**Given request**
Print exactly the lines from the first one down to the line containing "8630], ['Q212', 8630]];", both ends included, with no pictures and nothing else.
········
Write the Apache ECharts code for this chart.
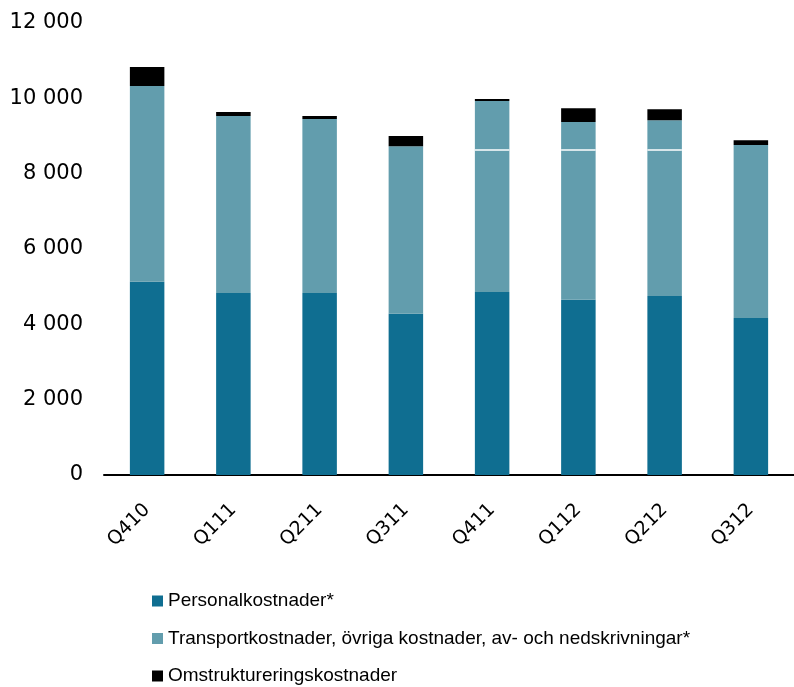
<!DOCTYPE html>
<html><head><meta charset="utf-8">
<script src="https://cdn.jsdelivr.net/npm/echarts@6/dist/echarts.min.js"></script>
<style>html,body{margin:0;padding:0;background:#fff}#c{width:794px;height:687px}</style>
</head><body><div id="c"></div>
<script>
const categories = ['Q410','Q111','Q211','Q311','Q411','Q112','Q212','Q312'];
const personal = [5130, 4830, 4830, 4280, 4860, 4650, 4750, 4170];
const transport = [5200, 4700, 4620, 4450, 5070, 4720, 4670, 4590];
const omstr = [500, 110, 80, 270, 55, 370, 290, 130];
const seriesNames = ['Personalkostnader*', 'Transportkostnader, övriga kostnader, av- och nedskrivningar*', 'Omstruktureringskostnader'];
const yTicks = [0, 2000, 4000, 6000, 8000, 10000, 12000];
// thin white separator visible inside some transport segments
const separator = [['Q411', 8630], ['Q112', 8630], ['Q212', 8630]];

const chart = echarts.init(document.getElementById('c'), null, {renderer: 'canvas'});
const fmt = v => String(v).replace(/\B(?=(\d{3})+(?!\d))/g, ' ');
chart.setOption({
  animation: false,
  backgroundColor: '#fff',
  grid: {left: 104, right: -7, top: 23, bottom: 212, containLabel: false},
  xAxis: {
    type: 'category', data: categories,
    axisLine: {lineStyle: {color: '#000', width: 2}},
    axisTick: {show: false},
    axisLabel: {rotate: 45, margin: 32, fontFamily: 'DejaVu Sans', fontSize: 19, color: '#000'}
  },
  yAxis: {
    type: 'value', min: yTicks[0], max: yTicks[yTicks.length - 1], interval: 2000,
    axisLine: {show: false}, axisTick: {show: false}, splitLine: {show: false},
    axisLabel: {formatter: fmt, margin: 21, fontFamily: 'DejaVu Sans', fontSize: 21, color: '#000'}
  },
  legend: {
    orient: 'vertical', left: 147, top: 585, height: 110, width: 640,
    itemWidth: 11, itemHeight: 11, itemGap: 15.5,
    icon: 'rect',
    textStyle: {fontFamily: 'Liberation Sans', fontSize: 19, color: '#000', lineHeight: 22},
    data: seriesNames
  },
  series: [
    {name: seriesNames[0], type: 'bar', stack: 's', data: personal, barWidth: '40%', itemStyle: {color: '#0f6e91'}},
    {name: seriesNames[1], type: 'bar', stack: 's', data: transport, itemStyle: {color: '#629dad'}},
    {name: seriesNames[2], type: 'bar', stack: 's', data: omstr, itemStyle: {color: '#000'}},
    {
      type: 'custom', data: separator, z: 10, silent: true,
      renderItem: function (params, api) {
        const p = api.coord([api.value(0), api.value(1)]);
        const w = api.size([1, 0])[0] * 0.4;
        return {type: 'rect', shape: {x: p[0] - w / 2, y: p[1] - 0.75, width: w, height: 1.5}, style: {fill: '#fff'}};
      },
      encode: {x: 0, y: 1}
    }
  ]
});
</script></body></html>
········
**Solution for this problem**
Write the Apache ECharts code for this chart.
<!DOCTYPE html>
<html><head><meta charset="utf-8">
<script src="https://cdn.jsdelivr.net/npm/echarts@6/dist/echarts.min.js"></script>
<style>html,body{margin:0;padding:0;background:#fff}#c{width:794px;height:687px}</style>
</head><body><div id="c"></div>
<script>
const categories = ['Q410','Q111','Q211','Q311','Q411','Q112','Q212','Q312'];
const personal = [5130, 4830, 4830, 4280, 4860, 4650, 4750, 4170];
const transport = [5200, 4700, 4620, 4450, 5070, 4720, 4670, 4590];
const omstr = [500, 110, 80, 270, 55, 370, 290, 130];
const seriesNames = ['Personalkostnader*', 'Transportkostnader, övriga kostnader, av- och nedskrivningar*', 'Omstruktureringskostnader'];
const yTicks = [0, 2000, 4000, 6000, 8000, 10000, 12000];
// thin white separator visible inside some transport segments
const separator = [['Q411', 8630], ['Q112', 8630], ['Q212', 8630]];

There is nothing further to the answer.